Según el último Inventario Nacional de Bosques Nativos, realizado por la Secretaría de Medio Ambiente, entre 2002 y 2006 dejaron de existir en la Argentina 1.108.669 hectáreas de bosques nativos, 280.000 hectáreas por año, que equivalen a 759 por día y 32 hectáreas por hora. Salta encabeza las estadísticas de desmonte: en solo cuatro años, entre 2002 y 2006, el sector privado arrasó 414.934 hectáreas, más del doble del registrado entre 1998-2002. En 2007 superó todas las expectativas: autorizó talar 435.399 hectáreas. La misma Secretaría de Ambiente remarcaba que la deforestación se produce para destinar esas superficies a la agricultura, en especial al cultivo de soja, y en segundo lugar para la industria forestal.

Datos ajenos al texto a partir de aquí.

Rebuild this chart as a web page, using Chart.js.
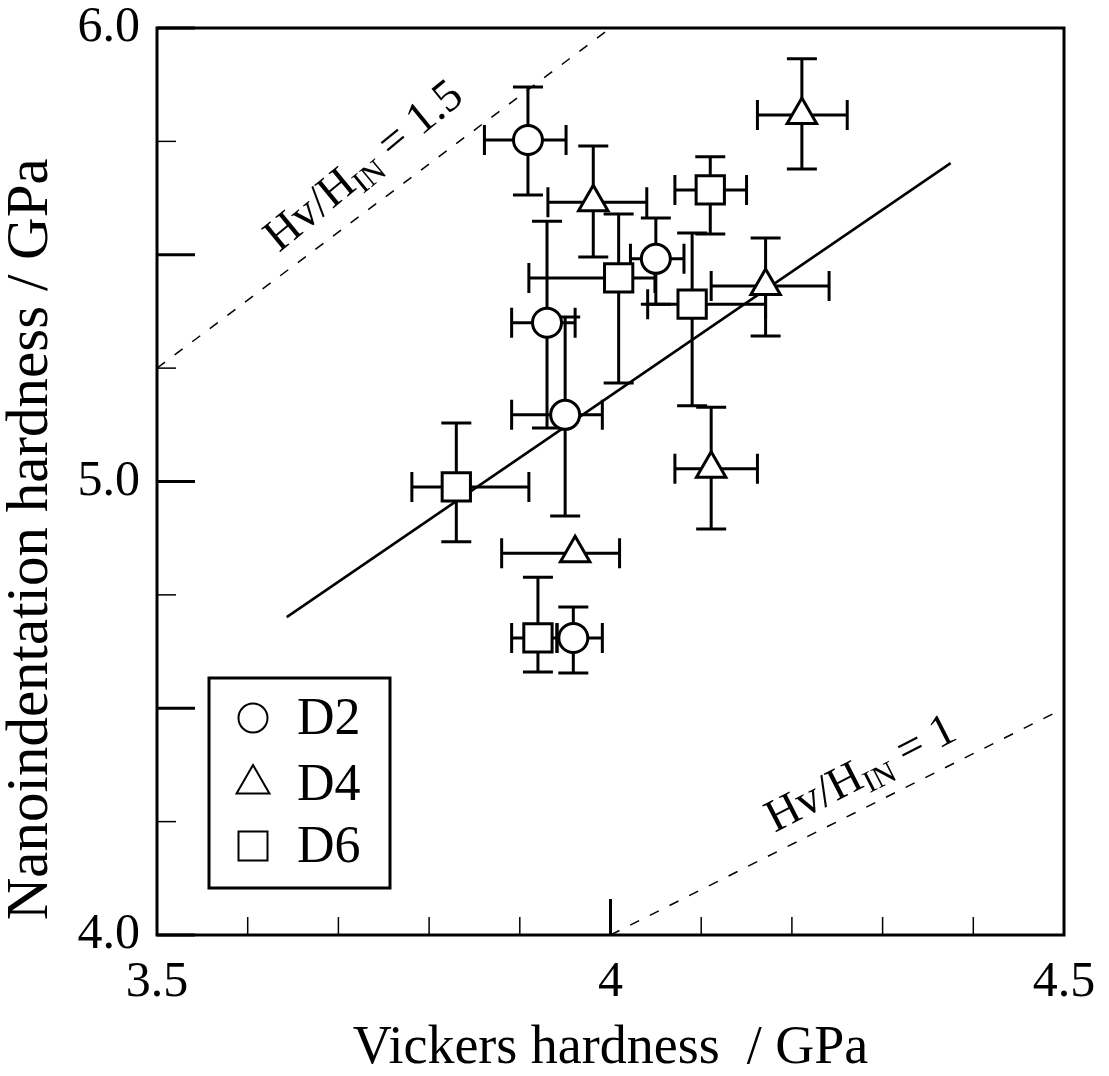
<!DOCTYPE html>
<html>
<head>
<meta charset="utf-8">
<script src="https://cdn.jsdelivr.net/npm/chart.js@4.4.0/dist/chart.umd.min.js"></script>
<style>
  html, body { margin: 0; padding: 0; background: #fff; }
</style>
</head>
<body>
<canvas id="chart" width="1109" height="1076"></canvas>
<script>
// Datos (GPa)
const d2X     = [3.909, 4.050, 3.930, 3.950, 3.959];
const d2Y     = [5.753, 5.491, 5.350, 5.147, 4.655];
const d2XLow  = [3.861, 4.022, 3.891, 3.891, 3.941];
const d2XHigh = [3.951, 4.081, 3.961, 3.991, 3.991];
const d2YLow  = [5.632, 5.391, 5.118, 4.924, 4.578];
const d2YHigh = [5.870, 5.581, 5.574, 5.363, 4.723];

const d4X     = [4.211, 3.981, 4.171, 4.111, 3.961];
const d4Y     = [5.808, 5.616, 5.431, 5.028, 4.842];
const d4XLow  = [4.162, 3.931, 4.111, 4.071, 3.880];
const d4XHigh = [4.261, 4.040, 4.241, 4.162, 4.010];
const d4YLow  = [5.689, 5.495, 5.321, 4.895, null];
const d4YHigh = [5.932, 5.740, 5.537, 5.164, null];

const d6X     = [4.110, 4.009, 4.090, 3.830, 3.920];
const d6Y     = [5.643, 5.449, 5.391, 4.988, 4.655];
const d6XLow  = [4.071, 3.910, 4.041, 3.781, 3.891];
const d6XHigh = [4.150, 4.049, 4.171, 3.910, 3.941];
const d6YLow  = [5.546, 5.217, 5.167, 4.867, 4.580];
const d6YHigh = [5.716, 5.590, 5.548, 5.129, 4.789];

// Recta de ajuste y rectas Hv/HIN
const fitX = [3.643, 4.375];
const fitY = [4.701, 5.702];
const ratio15X = [3.5, 4.0];
const ratio15Y = [5.25, 6.0];
const ratio1X = [4.0, 4.5];
const ratio1Y = [4.0, 4.5];

const xTickLabels = { 3.5: '3.5', 4: '4', 4.5: '4.5' };
const yTickLabels = { 4: '4.0', 5: '5.0', 6: '6.0' };

const FONT = 'Liberation Serif';

function points(xs, ys, xl, xh, yl, yh) {
    return xs.map((x, i) => ({ x: x, y: ys[i], xMin: xl[i], xMax: xh[i], yMin: yl[i], yMax: yh[i] }));
}
function line(xs, ys) {
    return xs.map((x, i) => ({ x: x, y: ys[i] }));
}

// Barras de error, dibujadas con las escalas del gráfico
const errorBars = {
    id: 'errorBars',
    beforeDatasetsDraw(chart) {
        const { ctx, scales: { x, y } } = chart;
        const cap = 15;
        ctx.save();
        ctx.strokeStyle = '#000';
        ctx.lineWidth = 3;
        chart.data.datasets.forEach(ds => {
            if (!ds.errors) return;
            ds.data.forEach(p => {
                const px = x.getPixelForValue(p.x);
                const py = y.getPixelForValue(p.y);
                ctx.beginPath();
                if (p.xMin != null) {
                    const l = x.getPixelForValue(p.xMin), r = x.getPixelForValue(p.xMax);
                    ctx.moveTo(l, py); ctx.lineTo(r, py);
                    ctx.moveTo(l, py - cap); ctx.lineTo(l, py + cap);
                    ctx.moveTo(r, py - cap); ctx.lineTo(r, py + cap);
                }
                if (p.yMin != null) {
                    const b = y.getPixelForValue(p.yMin), t = y.getPixelForValue(p.yMax);
                    ctx.moveTo(px, b); ctx.lineTo(px, t);
                    ctx.moveTo(px - cap, b); ctx.lineTo(px + cap, b);
                    ctx.moveTo(px - cap, t); ctx.lineTo(px + cap, t);
                }
                ctx.stroke();
            });
        });
        ctx.restore();
    }
};

// Marco y marcas de los ejes (hacia dentro)
const frame = {
    id: 'frame',
    afterDatasetsDraw(chart) {
        const { ctx, chartArea: a, scales: { x, y } } = chart;
        ctx.save();
        ctx.strokeStyle = '#000';
        for (let i = 1; i < 10; i++) {
            const px = x.getPixelForValue(3.5 + i * 0.1);
            const major = i === 5;
            ctx.lineWidth = major ? 3 : 1.5;
            ctx.beginPath();
            ctx.moveTo(px, a.bottom);
            ctx.lineTo(px, a.bottom - (major ? 36 : 18));
            ctx.stroke();
        }
        for (let i = 0; i <= 8; i++) {
            const py = y.getPixelForValue(4 + i * 0.25);
            const major = i % 2 === 0;
            ctx.lineWidth = major ? 3 : 1.5;
            ctx.beginPath();
            ctx.moveTo(a.left, py);
            ctx.lineTo(a.left + (major ? 38 : 19), py);
            ctx.stroke();
        }
        ctx.lineWidth = 3;
        ctx.strokeRect(a.left, a.top, a.right - a.left, a.bottom - a.top);
        ctx.restore();
    }
};

// Etiquetas Hv/HIN sobre las rectas discontinuas
function ratioLabel(chart, xs, ys, anchorX, text, offset, tilt) {
    const { ctx, scales: { x, y } } = chart;
    const x0 = x.getPixelForValue(xs[0]), y0 = y.getPixelForValue(ys[0]);
    const x1 = x.getPixelForValue(xs[1]), y1 = y.getPixelForValue(ys[1]);
    const ang = Math.atan2(y0 - y1, x1 - x0);
    const k = (anchorX - xs[0]) / (xs[1] - xs[0]);
    const ax = x.getPixelForValue(anchorX);
    const ay = y.getPixelForValue(ys[0] + k * (ys[1] - ys[0]));
    ctx.save();
    ctx.translate(ax - Math.sin(ang) * offset, ay - Math.cos(ang) * offset);
    ctx.rotate(-ang - tilt * Math.PI / 180);
    ctx.fillStyle = '#000';
    ctx.textBaseline = 'alphabetic';
    let cx = 0;
    const parts = [['Hv/H', 46, 0], ['IN', 31, 8], [' = ' + text, 46, 0]];
    parts.forEach(p => {
        ctx.font = p[1] + 'px "' + FONT + '"';
        ctx.fillText(p[0], cx, p[2]);
        cx += ctx.measureText(p[0]).width;
    });
    ctx.restore();
}

const labels = {
    id: 'labels',
    afterDatasetsDraw(chart) {
        ratioLabel(chart, ratio15X, ratio15Y, 3.647, '1.5', 19, 2.5);
        ratioLabel(chart, ratio1X, ratio1Y, 4.190, '1', 18, 0.5);
    }
};

// Leyenda con recuadro dentro del área del gráfico
const legendBox = {
    id: 'legendBox',
    afterDraw(chart) {
        const { ctx, chartArea: a } = chart;
        const bx = a.left + 52, by = a.bottom - 257, bw = 181, bh = 210;
        ctx.save();
        ctx.strokeStyle = '#000';
        ctx.lineWidth = 3;
        ctx.strokeRect(bx, by, bw, bh);
        const rows = [40, 106, 168];
        chart.data.datasets.filter(d => d.legendRadius).forEach((d, i) => {
            const cy = by + rows[i];
            ctx.fillStyle = '#fff';
            ctx.lineWidth = 2;
            Chart.helpers.drawPoint(ctx, { pointStyle: d.pointStyle, radius: d.legendRadius, borderWidth: 2, rotation: 0 }, bx + 44, cy);
            ctx.fillStyle = '#000';
            ctx.font = '52px "' + FONT + '"';
            ctx.textBaseline = 'middle';
            ctx.fillText(d.label, bx + 88, cy + 2);
        });
        ctx.restore();
    }
};

const markerBase = {
    showLine: false,
    borderColor: '#000',
    backgroundColor: '#fff',
    pointBorderWidth: 3,
    errors: true,
    order: 0
};
const lineBase = {
    showLine: true,
    pointRadius: 0,
    borderColor: '#000',
    order: 1
};

new Chart(document.getElementById('chart'), {
    type: 'scatter',
    data: {
        datasets: [
            Object.assign({ label: 'D2', data: points(d2X, d2Y, d2XLow, d2XHigh, d2YLow, d2YHigh), pointStyle: 'circle', pointRadius: 14.5, legendRadius: 14.5 }, markerBase),
            Object.assign({ label: 'D4', data: points(d4X, d4Y, d4XLow, d4XHigh, d4YLow, d4YHigh), pointStyle: 'triangle', pointRadius: 17, legendRadius: 19 }, markerBase),
            Object.assign({ label: 'D6', data: points(d6X, d6Y, d6XLow, d6XHigh, d6YLow, d6YHigh), pointStyle: 'rect', pointRadius: 20, legendRadius: 20.5 }, markerBase),
            Object.assign({ label: 'fit', data: line(fitX, fitY), borderWidth: 2.5 }, lineBase),
            Object.assign({ label: 'Hv/HIN = 1.5', data: line(ratio15X, ratio15Y), borderWidth: 1.5, borderDash: [10, 12] }, lineBase),
            Object.assign({ label: 'Hv/HIN = 1', data: line(ratio1X, ratio1Y), borderWidth: 1.5, borderDash: [10, 12] }, lineBase)
        ]
    },
    options: {
        responsive: false,
        animation: false,
        events: [],
        layout: { padding: { top: 28, right: 45, left: 0, bottom: 0 } },
        plugins: { legend: { display: false }, tooltip: { enabled: false } },
        scales: {
            x: {
                type: 'linear', min: 3.5, max: 4.5,
                afterFit: s => { s.height = 141; s.paddingLeft = 0; s.paddingRight = 0; },
                grid: { display: false, drawTicks: false },
                border: { display: false },
                ticks: {
                    stepSize: 0.5, padding: 23, color: '#000', maxRotation: 0, autoSkip: false,
                    font: { family: FONT, size: 50, lineHeight: 1 },
                    callback: v => xTickLabels[v] || ''
                },
                title: {
                    display: true, text: 'Vickers hardness  / GPa', color: '#000',
                    font: { family: FONT, size: 54, lineHeight: 1 },
                    padding: { top: 0, bottom: 0 }
                }
            },
            y: {
                type: 'linear', min: 4, max: 6,
                afterFit: s => { s.width = 157; s.paddingTop = 0; s.paddingBottom = 0; },
                grid: { display: false, drawTicks: false },
                border: { display: false },
                ticks: {
                    stepSize: 1, padding: 17, color: '#000',
                    font: { family: FONT, size: 50, lineHeight: 1 },
                    callback: v => yTickLabels[v] || ''
                },
                title: {
                    display: true, text: ' Nanoindentation hardness / GPa', color: '#000', align: 'start',
                    font: { family: FONT, size: 59, lineHeight: 1 },
                    padding: { top: 2, bottom: 0 }
                }
            }
        }
    },
    plugins: [errorBars, frame, labels, legendBox]
});
</script>
</body>
</html>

El lunes 9, el gobernador Urtubey hablaba con los medios locales y reconocía que la deforestación podía ser un factor determinante del alud. El martes cambió de opinión: aseguró que el desastre se debió a lluvias que provenían de Bolivia y rechazó la posibilidad de que el desmonte haya tenido alguna incidencia. «En los últimos catorce meses no se ha autorizado talar árboles. Lo que ha pasado es que se ha desbarrancado parte del cerro», explicó el gobernador. No señaló que la Ley de Bosques, reglamentada el pasado viernes -catorce meses después de ser aprobada- prohíbe nuevos permisos.

En diciembre pasado, la legislatura provincial, con mayoría oficialista, aprobó el ordenamiento territorial exigido por la Ley de Bosques. Según la norma, cada provincia debía realizar un catastro que determine categorías de bosques según colores: rojo (de alto valor de conservación y que no deben tocarse), amarillo (de aprovechamiento limitado) y verde (que podrían talarse).

La norma establece que ese mapeo debe contar con participación campesina e indígena. Todas las organizaciones ambientales y comunidades indígenas la rechazaron por inconsulta y por el agregado de artículos que permitirán el desmonte de al menos 1,6 millón de hectáreas.